ネットサーフィンで旅行記をあさるのはいまだに好きだ。読んでいて純粋に面白いものもあれば、その中から実際に役に立つ情報が手に入ることもある。とくに女性の旅人の書いている記事は、男性のそれよりも「清潔さ」「防犯」などの視点から旅のシーンを切りとっていることが多く、参考になる。

最初の文章は、ある女性旅ブロガーの記事を読んでいたときに、どうしても見過ごすことができなかった一文だった。


アジア人がどこの国に行っても「中国人」と呼ばれてしまうのは、一度も海外に出たことがない人にとっても想像に難くないだろう。もはや周知の事実とも言える。

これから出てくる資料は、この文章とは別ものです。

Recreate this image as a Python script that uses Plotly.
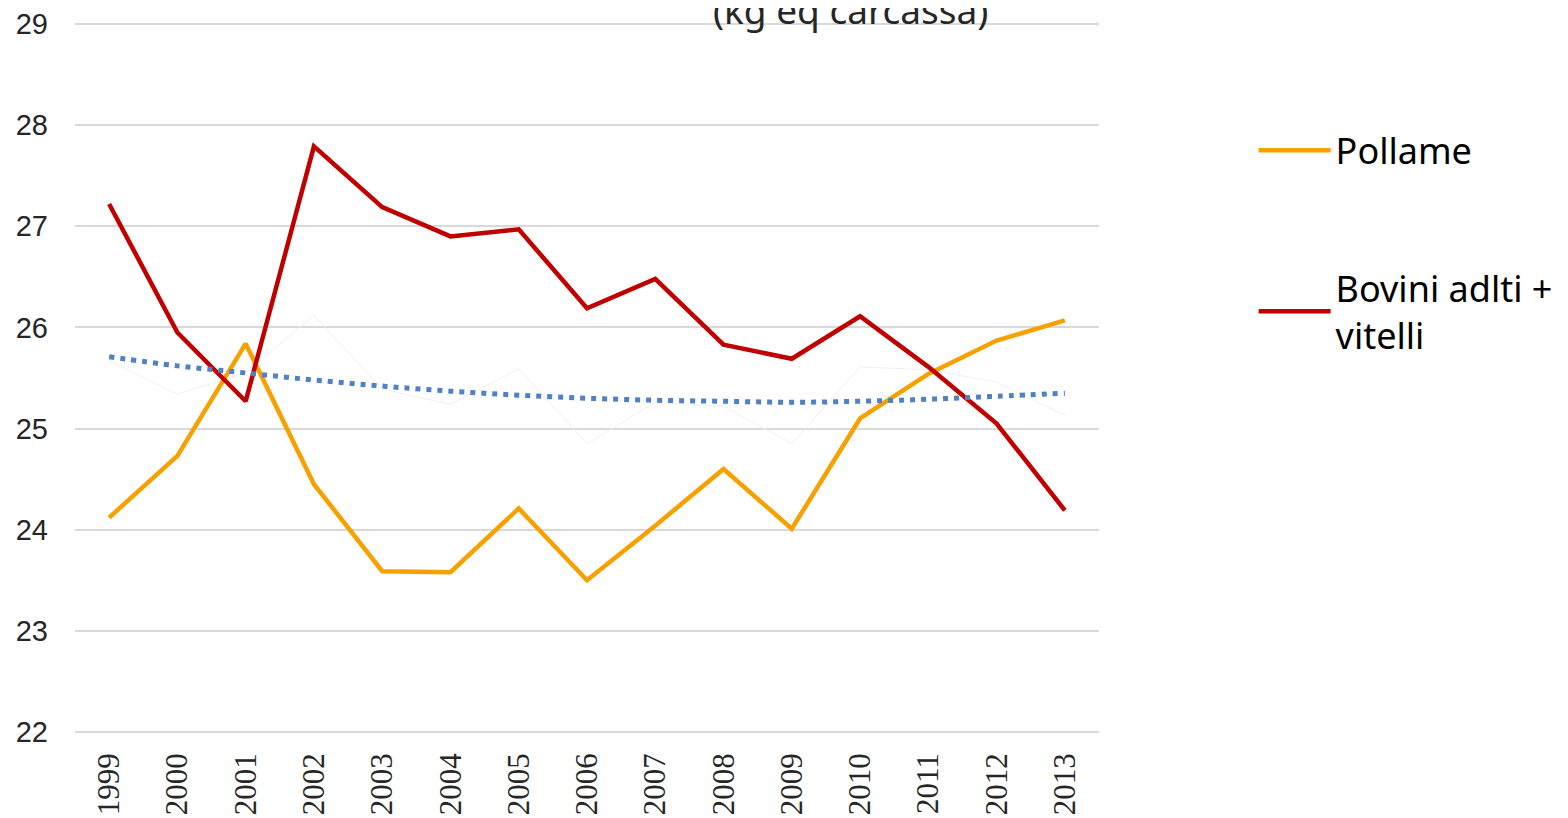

僕にとってケニアは7カ国目であるけど、日本人観光客の多くないイランだけでなく、割とメジャーなスペインでも「チャイナ」「ニーハオ」「ジャッキーチェン」と声をかけられることは少なくなかった。

旅慣れしたバックパッカーなんだから「中国人」とカテゴライズされるのにも慣れろ、なんて通ぶったセリフを吐きたいわけじゃない。

あの一文が僕の心がざわつかせたのは、そこにコミュニケーションが見当たらなかったからだ。


ケニアでは「チャイニーズ」の代わりに、僕たちアジア人に対して「チンチョン」という声かけ(そう呼んでおく)がなされることが多い。しかもかなり多い。

首都ナイロビは中国のビジネスマンが増えていて、アジア人はそう珍しくもないみたいだけれど、僕の滞在していたJujaでは60日間のうち、1日たりとも声をかけられなかった日はなかった。他のエリアでも、ナイロビを除けばほぼ全てのエリアで最低3回は「チンチョン」をいただく。

2ヶ月累計で180チンチョンもうければ、さすがに見えてくるものはある。
それは、彼らはコミュニケーションをはかりたいのだ、ということ。

もちろん明らかにバカにしてくるやつも当然いるけど、大部分は珍しがってとりあえず知っている言葉を投げかけているだけだ。

僕は思う。それは「人種差別」なんかでは決してない。


旅における最大の楽しみ。それは、観光地の光を捉えたキラキラしたスマートフォンの光を目に大量に浴びせることではない。
自分の人生でもう二度と会うことがないであろう人々と、通じない言葉をすり合わせながら過ごした、その時間だ。
そしてその時間は、コミュニケーションによってしか手に入れることはできない。

コミュニケーションは、理解し合うことではなく、相手を理解しようとするその態度だ。だから、彼らを信じろと言っているのではない。対話をしてほしいのだ。それでも嫌なやつだったら、それでいいじゃん、そう思う。

僕をざわつかせたのは、旅慣れしているはずの彼女が、コミュニケーションをはかろうとしなかったからだ。「差別」と決めつけて思考停止に陥って、彼らが何を考えているのかまで考えが及んでいない、その姿勢に僕はひどくがっかりしたのだ。


「チンチョン」はチャンスだ。僕はこう返す。「アイムジャパニーズ」

すると、彼らはたいてい「Oh ジャパニーズ?」と返してくれる。そうしたらこっちのもの。近づいて行って、握手する。特別なことはいらない。仲良くなれるかもしれないし、なれないかもしれない。それでも、何もしないで愚痴を言っているのとは全くちがう。

中国呼ばわりされたくないとか、そういうどうでもいいプライドは置いておいて。

いま、目の前にいるこの人に集中するのだ。この人がこの国で過ごした時間と、この国の文化と。その入り口が「チャイニーズ」だ。